Acelerado pelo contexto da pandemia da Covid-19, o crescimento exponencial da era digital tornou o cotidiano pessoal e profissional da maior parte da população indissociável da esfera tecnológica.
Nesse cenário, os conteúdos e materiais mantidos em ambiente virtual (em conjunto, “bens digitais”) passaram a compor o patrimônio dos indivíduos, principalmente aqueles cujo valor econômico pode ser aferido, a dizer: criptomoedas, milhas aéreas, pontos em programas de fidelidade, dentre outros.
Ocorre que, entre os bens digitais, cumpre diferenciar aqueles com valoração econômica, dos que não a possuem. Os primeiros, conforme explicitado anteriormente, geram renda e podem ser avaliados em pecúnia, enquanto os últimos servem primordialmente para a manutenção das relações de afeto e para fins comunicacionais e, portanto, não podem ser comercializados no mercado.
No que concerne a estes últimos, em atenção aos padrões de criptografia, muitos aplicativos que armazenam os referidos conteúdos não fornecem alternativas aos usuários para a hipótese de falecimento, o que obsta, aos sucessores, o acesso a e-mails, contas em redes sociais e smartphones, por exemplo.
Em razão da ausência de regulamentação a respeito da herança digital, que corresponde ao conteúdo intangível do falecido, possível de ser armazenado ou acumulado em espaço virtual, os tribunais têm assegurado a privacidade e intimidade dos de cujus, em detrimento da vontade dos herdeiros, quando tais direitos não podem ser valorados economicamente e possuem natureza personalíssima.

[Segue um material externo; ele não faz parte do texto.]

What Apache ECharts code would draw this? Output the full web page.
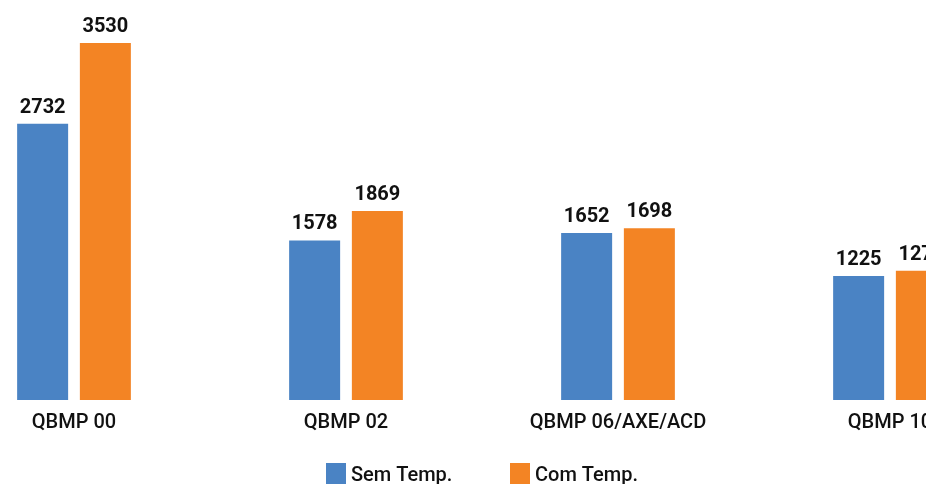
<!DOCTYPE html>
<html>
<head>
<meta charset="utf-8">
<script src="https://cdn.jsdelivr.net/npm/echarts@6/dist/echarts.min.js"></script>
<style>
  html, body { margin: 0; padding: 0; width: 926px; height: 484px; overflow: hidden; background: #fff; }
  #main { position: absolute; left: -62px; top: 0; width: 1100px; height: 484px; }
</style>
</head>
<body>
<div id="main"></div>
<script>
const categories = ['QBMP 00', 'QBMP 02', 'QBMP 06/AXE/ACD', 'QBMP 10']
const semTemp = [2732, 1578, 1652, 1225]
const comTemp = [3530, 1869, 1698, 1278]

const textFont = 'Roboto'
const chart = echarts.init(document.getElementById('main'))

// one legend per item so each square sits where it should
const legendItem = (name, left) => ({
  data: [name],
  left: left,
  top: 463,
  padding: 0,
  itemWidth: 20,
  itemHeight: 26,
  icon: 'rect',
  textStyle: { fontFamily: textFont, fontSize: 20, fontWeight: 500, color: '#111' }
})

chart.setOption({
  animation: false,
  legend: [legendItem('Sem Temp.', 388), legendItem('Com Temp.', 572)],
  grid: {
    left: 0,
    top: 43,
    width: 1088,
    height: 357,
    outerBoundsMode: 'none'
  },
  xAxis: {
    type: 'category',
    data: categories,
    axisLine: { show: false },
    axisTick: { show: false },
    axisLabel: {
      margin: 13,
      fontFamily: textFont,
      fontSize: 20,
      fontWeight: 500,
      color: '#111'
    }
  },
  yAxis: {
    type: 'value',
    min: 0,
    max: 3530,
    show: false,
    splitLine: { show: false }
  },
  series: [
    {
      name: 'Sem Temp.',
      type: 'bar',
      data: semTemp,
      barWidth: 51,
      barGap: '23%',
      itemStyle: { color: '#4a83c4' },
      label: {
        show: true,
        position: 'top',
        distance: 6,
        fontFamily: textFont,
        fontSize: 20,
        fontWeight: 'bold',
        color: '#111'
      }
    },
    {
      name: 'Com Temp.',
      type: 'bar',
      data: comTemp,
      barWidth: 51,
      itemStyle: { color: '#f38424' },
      label: {
        show: true,
        position: 'top',
        distance: 6,
        fontFamily: textFont,
        fontSize: 20,
        fontWeight: 'bold',
        color: '#111'
      }
    }
  ]
})
</script>
</body>
</html>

A título de exemplo, em março deste ano, o TJSP – Tribunal de Justiça de São Paulo proferiu sentença negando o acesso de uma mãe ao perfil pessoal de sua filha no Facebook. Os desembargadores optaram por fazer prevalecer as regras de tratamento da plataforma, que dispõem que a conta deve ser excluída, caso o titular não tenha registrado o interesse em transformar sua conta em um memorial, na hipótese de falecimento (TJSP – Processo nº 1119688-66.2019.8.26.0100).
Torna-se, assim, extremamente recomendável que os titulares sigam com a elaboração de um testamento, a fim de discriminar a forma de tratamento do seu patrimônio digital, quando do seu falecimento. Isso, porque não somente assegura-se o acesso dos herdeiros às contas nas plataformas virtuais, caso seja o interesse, como também se aplica aos casos de transmissão dos bens digitais que possuem valor econômico, tornando de conhecimento dos interessados as chaves privadas de acesso.